Eighty years ago, Finland accepts the brutal truth of Soviet military superiority and Britain scores diplomatic points off Italy together with bonus points off Germany
The Finnish delegation led by prime minister Risto Ryti arrived in Moscow to negotiate with the Soviets. The battle had firmly turned against the Finns and the town of Vipuri was about to be cut off. They had little alternative to accept harsh Soviet terms, which exceeded by some measure what Stalin had demanded before the war. Karelia was ceded to the USSR which cost 12% of the Finnish population its homes. The new land border was – intentionally – indefensible. Finland lost 80% of its high quality wood pulp capacity and a third of its hydroelectric generation, which was diverted to supply Leningrad. The Finns granted the USSR the right of transit for troops to Norway. Finland had escaped the full conquest, enslavement and wholesale murder inflicted on Poland by Stalin but this was mild consolation. The British government could indulge in enthusiastic public hand-wringing over the treaty but was spared the embarrassment of making good on its vague promises of military assistance to the Finns, which would probably have ended in a debacle comparable to every major British operation (except the Libyan campaign) for the next two years.
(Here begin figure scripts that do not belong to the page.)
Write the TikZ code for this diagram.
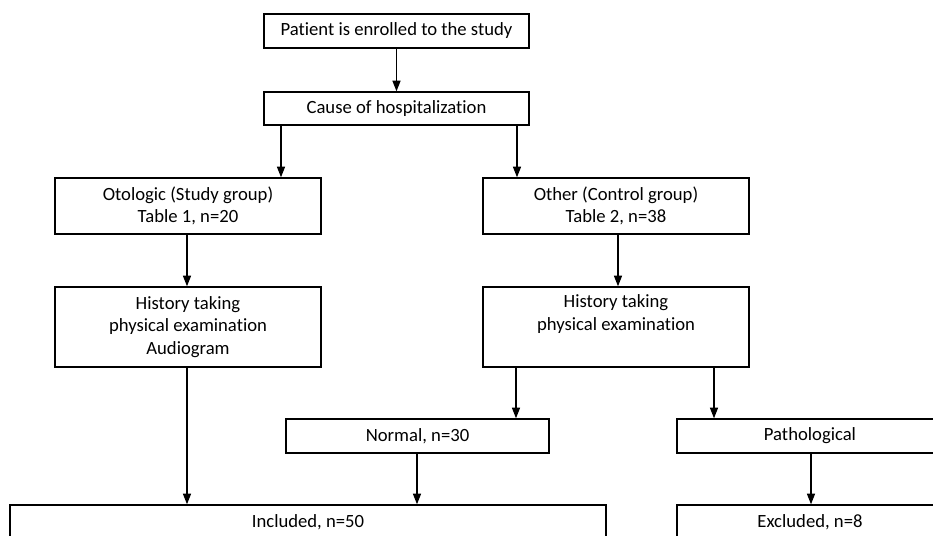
\documentclass[tikz,border=0pt]{standalone}
\usepackage{fontspec}
\setmainfont{Carlito}[Ligatures=NoCommon]
\usetikzlibrary{arrows.meta}
\begin{document}
\begin{tikzpicture}[x=0.75pt,y=-0.75pt,
  box/.style={draw=black,line width=1pt,fill=white,inner sep=0pt,align=center,font=\fontsize{14}{17}\selectfont},
  arr/.style={line width=1pt,-{Triangle[length=8pt,width=6pt]}}]
\useasboundingbox (0,0) rectangle (933,536);
\clip (0,0) rectangle (933,536);
\node[box,minimum width=265*0.75pt,minimum height=34*0.75pt] (b1) at (396.5,31) {Patient is enrolled to the study};
\node[box,minimum width=265*0.75pt,minimum height=33*0.75pt] (b2) at (396.5,108.5) {Cause of hospitalization};
\node[box,minimum width=266*0.75pt,minimum height=56*0.75pt] (otol) at (188,206) {Otologic (Study group)\\Table 1, n=20};
\node[box,minimum width=266*0.75pt,minimum height=56*0.75pt] (other) at (616,206) {Other (Control group)\\Table 2, n=38};
\node[box,minimum width=266*0.75pt,minimum height=80*0.75pt] (h1) at (188,327) {History taking\\physical examination\\Audiogram};
\node[box,minimum width=266*0.75pt,minimum height=80*0.75pt] (h2) at (616,327) {History taking\\physical examination\\\strut};
\node[box,minimum width=263*0.75pt,minimum height=34*0.75pt] (normal) at (417.5,436) {Normal, n=30};
\node[box,minimum width=266*0.75pt,minimum height=34*0.75pt] (patho) at (810,436) {Pathological};
\node[box,minimum width=596*0.75pt,minimum height=34*0.75pt] (incl) at (308,522) {Included, n=50};
\node[box,minimum width=266*0.75pt,minimum height=34*0.75pt] (excl) at (810,522) {Excluded, n=8};
\draw[arr] (b1.south) -- (b2.north);
\draw[arr] (b2.south -| 281,0) -- (otol.north -| 281,0);
\draw[arr] (b2.south -| 517,0) -- (other.north -| 517,0);
\draw[arr] (otol.south -| 187,0) -- (h1.north -| 187,0);
\draw[arr] (other.south -| 618,0) -- (h2.north -| 618,0);
\draw[arr] (h1.south -| 187,0) -- (incl.north -| 187,0);
\draw[arr] (h2.south -| 516,0) -- (normal.north -| 516,0);
\draw[arr] (h2.south -| 714,0) -- (patho.north -| 714,0);
\draw[arr] (normal.south -| 417,0) -- (incl.north -| 417,0);
\draw[arr] (patho.south -| 811,0) -- (excl.north -| 811,0);
\end{tikzpicture}
\end{document}
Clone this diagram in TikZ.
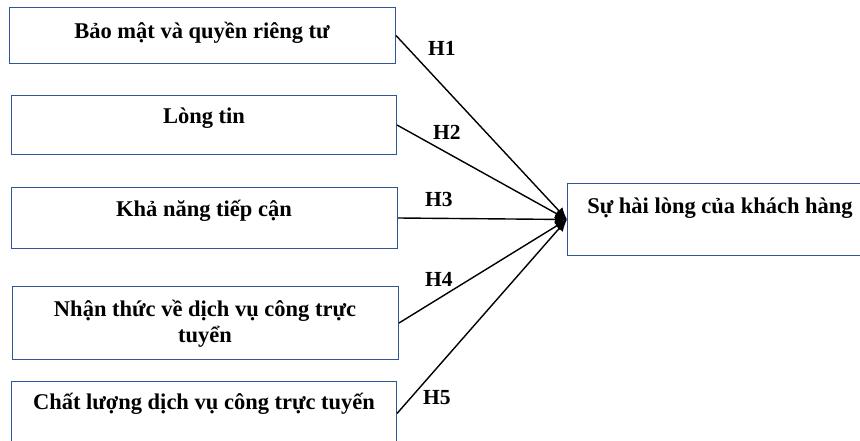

It is an open question whether intervention would have pushed the USSR towards a full alliance with Nazi Germany.
Britain could enjoy a happier outcome to its sudden surge of diplomatic resolve towards Italy; it also inflicted a brief but painful humiliation of Germany. Confronted by the detention of a dozen ships carrying vitally needed coal from Germany, Count Ciano, the Italian foreign minister, showed himself unusually willing to discuss the matter in a straightforward manner with the British ambassador. This coincided with a visit by Joachim von Ribbentrop to Rome who was thus confronted by a conspicuous erosion of German influence with Mussolini. The Italians speedily agreed to discontinue seaborne imports of coal from Germany in a significant – but as it proved very brief – concession to Britain. This helped inspire Chamberlain to try to resuscitate the secret channel to Mussolini, which had been so active in the first months of his premiership when appeasement had been the order of the day, as a conduit to Berlin and a negotiated end to the war. (The full, hitherto almost unknown story is in my Fighting Churchill, Appeasing Hitler).
Never has the saying that revenge is a dish best eaten cold been more appropriate than when the Sikh Udham Singh finally caught up with the former Lieutenant Governor of Punjab, Sir Michael O’Dwyer at a joint meeting of the East India Association and the Royal Society for Asian Affairs at the Caxton Hall in Westminster presided over by the Lord Zetland, the Secretary for India. O’Dwyer bore much of the responsibility for the Amritsar massacre in 1919 when British troops had killed hundred of unarmed protesters. O’Dwyer had successfully defended his conduct in a libel action and, whilst he rose no further in the Indian Civil Service, had never suffered any penalty for his actions. Udham Singh shot O’Dwyer dead and wounded Zetland.